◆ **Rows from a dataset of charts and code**
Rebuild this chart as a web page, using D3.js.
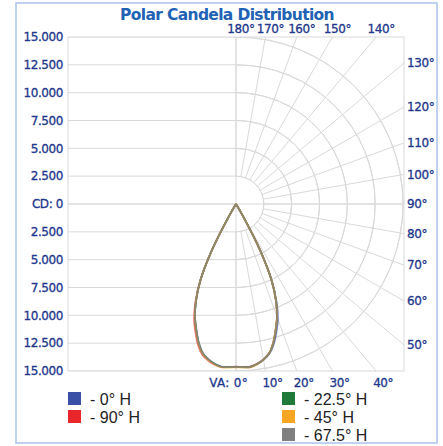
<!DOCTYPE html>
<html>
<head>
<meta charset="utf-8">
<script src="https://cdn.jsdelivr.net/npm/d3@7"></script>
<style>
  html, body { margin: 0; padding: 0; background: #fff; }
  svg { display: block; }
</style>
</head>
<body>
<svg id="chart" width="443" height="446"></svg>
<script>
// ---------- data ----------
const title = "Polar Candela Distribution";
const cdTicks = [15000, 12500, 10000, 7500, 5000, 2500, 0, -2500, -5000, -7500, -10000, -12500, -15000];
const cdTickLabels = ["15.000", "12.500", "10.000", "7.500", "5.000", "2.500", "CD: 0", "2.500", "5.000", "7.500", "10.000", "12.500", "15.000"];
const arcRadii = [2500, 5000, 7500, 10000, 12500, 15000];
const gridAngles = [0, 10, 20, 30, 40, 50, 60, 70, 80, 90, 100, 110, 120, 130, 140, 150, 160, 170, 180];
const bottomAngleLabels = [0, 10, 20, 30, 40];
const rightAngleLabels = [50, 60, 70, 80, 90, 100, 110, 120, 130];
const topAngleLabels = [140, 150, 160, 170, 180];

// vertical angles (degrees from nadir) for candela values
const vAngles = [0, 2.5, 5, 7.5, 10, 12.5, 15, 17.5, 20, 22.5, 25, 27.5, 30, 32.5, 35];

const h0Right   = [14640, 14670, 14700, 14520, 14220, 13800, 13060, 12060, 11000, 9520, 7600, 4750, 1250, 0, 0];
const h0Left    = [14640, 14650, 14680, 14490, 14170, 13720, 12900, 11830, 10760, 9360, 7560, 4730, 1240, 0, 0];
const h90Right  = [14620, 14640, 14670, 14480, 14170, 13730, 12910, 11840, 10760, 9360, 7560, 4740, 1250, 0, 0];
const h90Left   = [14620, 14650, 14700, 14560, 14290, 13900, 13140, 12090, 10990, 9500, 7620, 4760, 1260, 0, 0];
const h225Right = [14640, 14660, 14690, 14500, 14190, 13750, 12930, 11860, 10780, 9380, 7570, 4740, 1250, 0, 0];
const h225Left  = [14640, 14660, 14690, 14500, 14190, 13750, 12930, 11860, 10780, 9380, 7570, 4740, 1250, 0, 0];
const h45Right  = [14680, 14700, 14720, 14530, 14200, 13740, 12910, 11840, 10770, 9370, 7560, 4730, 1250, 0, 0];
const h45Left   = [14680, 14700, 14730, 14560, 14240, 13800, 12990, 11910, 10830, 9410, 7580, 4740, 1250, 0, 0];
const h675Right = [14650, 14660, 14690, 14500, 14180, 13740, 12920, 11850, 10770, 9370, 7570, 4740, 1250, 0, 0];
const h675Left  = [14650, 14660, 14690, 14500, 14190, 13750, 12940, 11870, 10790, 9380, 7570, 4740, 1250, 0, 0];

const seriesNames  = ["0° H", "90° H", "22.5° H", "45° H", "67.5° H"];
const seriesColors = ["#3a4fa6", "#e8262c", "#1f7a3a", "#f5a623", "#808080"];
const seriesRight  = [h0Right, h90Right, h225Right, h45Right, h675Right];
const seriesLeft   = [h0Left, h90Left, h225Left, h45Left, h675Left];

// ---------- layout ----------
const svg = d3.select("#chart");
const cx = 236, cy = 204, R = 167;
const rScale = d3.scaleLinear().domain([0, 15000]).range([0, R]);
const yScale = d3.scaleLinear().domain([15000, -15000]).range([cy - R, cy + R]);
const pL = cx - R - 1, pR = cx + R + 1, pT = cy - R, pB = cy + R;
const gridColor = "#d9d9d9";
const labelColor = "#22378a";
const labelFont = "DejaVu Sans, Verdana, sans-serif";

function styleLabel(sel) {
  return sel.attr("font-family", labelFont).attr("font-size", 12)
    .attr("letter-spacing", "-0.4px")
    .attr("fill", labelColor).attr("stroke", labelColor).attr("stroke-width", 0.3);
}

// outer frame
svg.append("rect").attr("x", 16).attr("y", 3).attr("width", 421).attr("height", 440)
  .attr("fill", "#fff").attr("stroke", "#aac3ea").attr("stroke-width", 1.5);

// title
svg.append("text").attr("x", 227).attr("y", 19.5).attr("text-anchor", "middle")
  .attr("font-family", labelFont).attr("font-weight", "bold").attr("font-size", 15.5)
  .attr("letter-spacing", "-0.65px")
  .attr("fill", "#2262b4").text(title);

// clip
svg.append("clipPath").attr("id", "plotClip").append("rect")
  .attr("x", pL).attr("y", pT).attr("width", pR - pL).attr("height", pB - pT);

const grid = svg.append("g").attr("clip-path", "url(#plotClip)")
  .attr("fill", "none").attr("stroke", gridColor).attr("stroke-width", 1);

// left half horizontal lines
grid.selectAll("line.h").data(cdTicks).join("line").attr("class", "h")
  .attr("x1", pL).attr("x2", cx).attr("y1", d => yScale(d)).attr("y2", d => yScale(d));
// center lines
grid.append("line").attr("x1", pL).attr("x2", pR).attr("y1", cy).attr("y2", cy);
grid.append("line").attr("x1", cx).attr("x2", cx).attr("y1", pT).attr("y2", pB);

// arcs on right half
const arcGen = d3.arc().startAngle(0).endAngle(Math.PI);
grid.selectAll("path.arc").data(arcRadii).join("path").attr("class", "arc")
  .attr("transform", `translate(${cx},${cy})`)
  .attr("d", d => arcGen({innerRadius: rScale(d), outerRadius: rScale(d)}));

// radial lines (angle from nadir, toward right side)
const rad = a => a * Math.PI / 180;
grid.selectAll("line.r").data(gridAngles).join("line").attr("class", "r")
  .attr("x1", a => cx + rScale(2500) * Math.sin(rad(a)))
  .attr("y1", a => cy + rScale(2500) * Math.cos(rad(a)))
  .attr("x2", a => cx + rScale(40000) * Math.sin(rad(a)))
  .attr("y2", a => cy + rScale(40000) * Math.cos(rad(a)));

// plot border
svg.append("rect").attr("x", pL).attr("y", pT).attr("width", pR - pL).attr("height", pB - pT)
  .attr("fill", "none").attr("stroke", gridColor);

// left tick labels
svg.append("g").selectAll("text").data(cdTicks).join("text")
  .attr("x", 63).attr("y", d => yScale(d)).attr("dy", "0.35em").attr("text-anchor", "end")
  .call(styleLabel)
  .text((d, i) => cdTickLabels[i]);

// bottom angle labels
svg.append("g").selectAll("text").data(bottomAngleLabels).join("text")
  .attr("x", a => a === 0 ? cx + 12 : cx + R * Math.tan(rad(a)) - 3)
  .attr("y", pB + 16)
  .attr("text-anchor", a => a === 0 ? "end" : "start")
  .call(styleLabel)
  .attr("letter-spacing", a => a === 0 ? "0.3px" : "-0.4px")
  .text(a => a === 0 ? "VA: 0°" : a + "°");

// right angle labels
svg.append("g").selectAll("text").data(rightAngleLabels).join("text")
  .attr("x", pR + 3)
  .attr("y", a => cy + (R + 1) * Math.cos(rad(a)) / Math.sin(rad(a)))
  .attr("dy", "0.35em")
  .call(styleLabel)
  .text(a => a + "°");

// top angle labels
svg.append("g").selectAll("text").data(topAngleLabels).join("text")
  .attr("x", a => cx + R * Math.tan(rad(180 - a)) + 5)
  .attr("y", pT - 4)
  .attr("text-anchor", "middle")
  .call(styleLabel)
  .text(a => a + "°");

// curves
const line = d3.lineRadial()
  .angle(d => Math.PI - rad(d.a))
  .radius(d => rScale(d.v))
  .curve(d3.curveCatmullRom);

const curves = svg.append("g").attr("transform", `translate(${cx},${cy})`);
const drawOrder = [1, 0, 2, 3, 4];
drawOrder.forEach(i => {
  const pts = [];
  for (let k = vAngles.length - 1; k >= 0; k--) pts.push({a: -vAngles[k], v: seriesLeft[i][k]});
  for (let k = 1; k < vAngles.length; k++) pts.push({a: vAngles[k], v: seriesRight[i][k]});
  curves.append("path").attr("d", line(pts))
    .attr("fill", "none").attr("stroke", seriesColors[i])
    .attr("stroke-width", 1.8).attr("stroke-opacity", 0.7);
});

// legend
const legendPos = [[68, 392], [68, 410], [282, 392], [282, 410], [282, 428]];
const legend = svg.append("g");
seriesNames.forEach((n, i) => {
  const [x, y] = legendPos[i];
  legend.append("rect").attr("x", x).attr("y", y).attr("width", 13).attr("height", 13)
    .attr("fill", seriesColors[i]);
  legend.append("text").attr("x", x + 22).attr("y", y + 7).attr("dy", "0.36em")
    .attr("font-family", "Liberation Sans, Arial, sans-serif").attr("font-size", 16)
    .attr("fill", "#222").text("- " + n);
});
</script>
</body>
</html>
--
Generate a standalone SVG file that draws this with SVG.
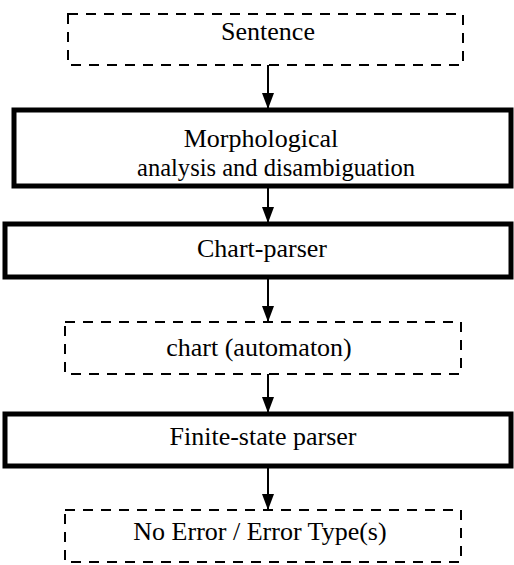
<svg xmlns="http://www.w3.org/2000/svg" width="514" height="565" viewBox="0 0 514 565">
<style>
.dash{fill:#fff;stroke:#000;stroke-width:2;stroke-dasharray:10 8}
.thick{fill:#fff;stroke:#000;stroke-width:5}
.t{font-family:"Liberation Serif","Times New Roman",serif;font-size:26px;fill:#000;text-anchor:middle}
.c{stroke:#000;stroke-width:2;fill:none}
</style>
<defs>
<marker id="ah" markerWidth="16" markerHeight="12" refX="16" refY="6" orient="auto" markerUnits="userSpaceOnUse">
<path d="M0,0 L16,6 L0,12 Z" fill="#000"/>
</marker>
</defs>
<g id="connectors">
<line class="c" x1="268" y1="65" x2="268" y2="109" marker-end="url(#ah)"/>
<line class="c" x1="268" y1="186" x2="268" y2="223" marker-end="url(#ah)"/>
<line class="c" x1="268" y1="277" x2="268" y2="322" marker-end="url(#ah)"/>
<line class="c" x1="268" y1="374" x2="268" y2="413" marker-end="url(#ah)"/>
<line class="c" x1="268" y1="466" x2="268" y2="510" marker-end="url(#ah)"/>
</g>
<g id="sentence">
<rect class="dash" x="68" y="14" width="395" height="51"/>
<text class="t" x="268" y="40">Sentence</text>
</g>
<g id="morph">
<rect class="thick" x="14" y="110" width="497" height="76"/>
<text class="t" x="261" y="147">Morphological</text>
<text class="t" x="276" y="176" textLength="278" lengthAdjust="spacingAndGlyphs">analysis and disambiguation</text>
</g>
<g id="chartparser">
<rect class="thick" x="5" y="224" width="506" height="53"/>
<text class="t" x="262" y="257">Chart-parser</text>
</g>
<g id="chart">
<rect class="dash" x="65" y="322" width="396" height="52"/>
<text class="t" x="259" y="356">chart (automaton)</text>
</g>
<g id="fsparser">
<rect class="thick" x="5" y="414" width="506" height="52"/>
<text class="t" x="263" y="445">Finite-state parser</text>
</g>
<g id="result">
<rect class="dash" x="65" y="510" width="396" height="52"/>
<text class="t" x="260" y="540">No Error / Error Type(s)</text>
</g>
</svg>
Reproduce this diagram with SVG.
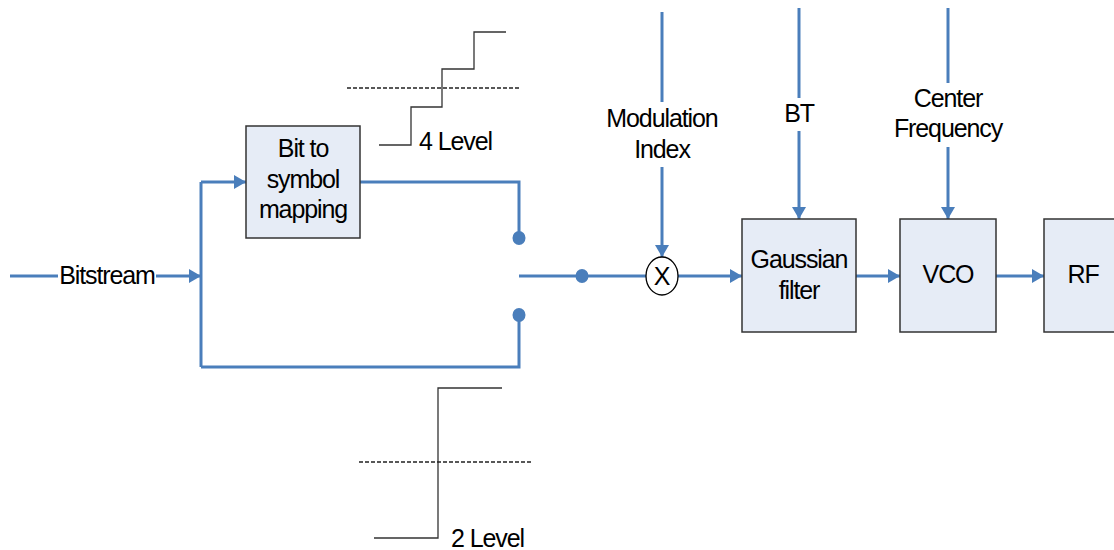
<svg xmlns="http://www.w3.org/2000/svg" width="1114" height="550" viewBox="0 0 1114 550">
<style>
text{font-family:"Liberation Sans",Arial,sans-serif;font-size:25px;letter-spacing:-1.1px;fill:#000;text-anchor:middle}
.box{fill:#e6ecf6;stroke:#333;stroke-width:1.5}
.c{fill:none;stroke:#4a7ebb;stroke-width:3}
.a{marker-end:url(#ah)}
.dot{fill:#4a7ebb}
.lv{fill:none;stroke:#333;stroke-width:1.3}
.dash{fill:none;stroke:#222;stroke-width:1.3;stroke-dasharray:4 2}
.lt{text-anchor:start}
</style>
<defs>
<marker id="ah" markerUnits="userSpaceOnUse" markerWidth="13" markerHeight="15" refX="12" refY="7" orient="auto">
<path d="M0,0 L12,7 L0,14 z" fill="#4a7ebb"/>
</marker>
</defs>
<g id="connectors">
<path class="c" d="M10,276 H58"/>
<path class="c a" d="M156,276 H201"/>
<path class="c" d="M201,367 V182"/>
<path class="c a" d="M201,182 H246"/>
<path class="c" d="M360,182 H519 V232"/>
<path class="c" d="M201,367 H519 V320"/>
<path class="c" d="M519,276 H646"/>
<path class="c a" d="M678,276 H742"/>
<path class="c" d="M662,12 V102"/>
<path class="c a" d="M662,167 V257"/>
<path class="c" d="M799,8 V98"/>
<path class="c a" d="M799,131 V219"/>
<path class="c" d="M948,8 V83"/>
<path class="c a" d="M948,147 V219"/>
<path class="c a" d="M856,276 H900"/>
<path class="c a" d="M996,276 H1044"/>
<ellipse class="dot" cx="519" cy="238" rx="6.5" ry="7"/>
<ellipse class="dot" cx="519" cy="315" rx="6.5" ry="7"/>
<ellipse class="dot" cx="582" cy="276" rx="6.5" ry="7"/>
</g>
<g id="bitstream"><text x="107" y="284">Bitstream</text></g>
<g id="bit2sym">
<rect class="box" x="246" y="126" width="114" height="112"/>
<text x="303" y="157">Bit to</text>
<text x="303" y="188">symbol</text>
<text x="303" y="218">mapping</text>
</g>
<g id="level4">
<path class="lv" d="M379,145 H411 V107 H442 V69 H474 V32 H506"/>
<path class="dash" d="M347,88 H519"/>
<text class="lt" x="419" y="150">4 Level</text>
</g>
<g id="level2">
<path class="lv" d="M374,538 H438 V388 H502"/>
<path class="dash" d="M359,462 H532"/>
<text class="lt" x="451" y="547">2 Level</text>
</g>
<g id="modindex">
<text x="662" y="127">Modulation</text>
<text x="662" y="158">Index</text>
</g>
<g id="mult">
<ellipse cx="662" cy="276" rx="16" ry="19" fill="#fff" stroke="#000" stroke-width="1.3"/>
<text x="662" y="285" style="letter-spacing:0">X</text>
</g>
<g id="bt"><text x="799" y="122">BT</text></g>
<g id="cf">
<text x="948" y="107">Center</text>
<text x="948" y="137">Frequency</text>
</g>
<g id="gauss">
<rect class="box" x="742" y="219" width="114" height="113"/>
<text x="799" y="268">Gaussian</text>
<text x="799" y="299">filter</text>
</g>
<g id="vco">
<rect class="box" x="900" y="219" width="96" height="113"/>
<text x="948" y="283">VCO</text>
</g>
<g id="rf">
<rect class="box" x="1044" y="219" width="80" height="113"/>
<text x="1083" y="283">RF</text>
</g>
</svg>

◆ **Aim**
Can you give again only the lines between the one containing "Rebuild this chart" and the one containing "const topAngleLabels = [140, 150, 160, 170, 180];", counting both, exactly as they appear and without any pictures?

◆ **Exercise output**
Rebuild this chart as a web page, using D3.js.
<!DOCTYPE html>
<html>
<head>
<meta charset="utf-8">
<script src="https://cdn.jsdelivr.net/npm/d3@7"></script>
<style>
  html, body { margin: 0; padding: 0; background: #fff; }
  svg { display: block; }
</style>
</head>
<body>
<svg id="chart" width="443" height="446"></svg>
<script>
// ---------- data ----------
const title = "Polar Candela Distribution";
const cdTicks = [15000, 12500, 10000, 7500, 5000, 2500, 0, -2500, -5000, -7500, -10000, -12500, -15000];
const cdTickLabels = ["15.000", "12.500", "10.000", "7.500", "5.000", "2.500", "CD: 0", "2.500", "5.000", "7.500", "10.000", "12.500", "15.000"];
const arcRadii = [2500, 5000, 7500, 10000, 12500, 15000];
const gridAngles = [0, 10, 20, 30, 40, 50, 60, 70, 80, 90, 100, 110, 120, 130, 140, 150, 160, 170, 180];
const bottomAngleLabels = [0, 10, 20, 30, 40];
const rightAngleLabels = [50, 60, 70, 80, 90, 100, 110, 120, 130];
const topAngleLabels = [140, 150, 160, 170, 180];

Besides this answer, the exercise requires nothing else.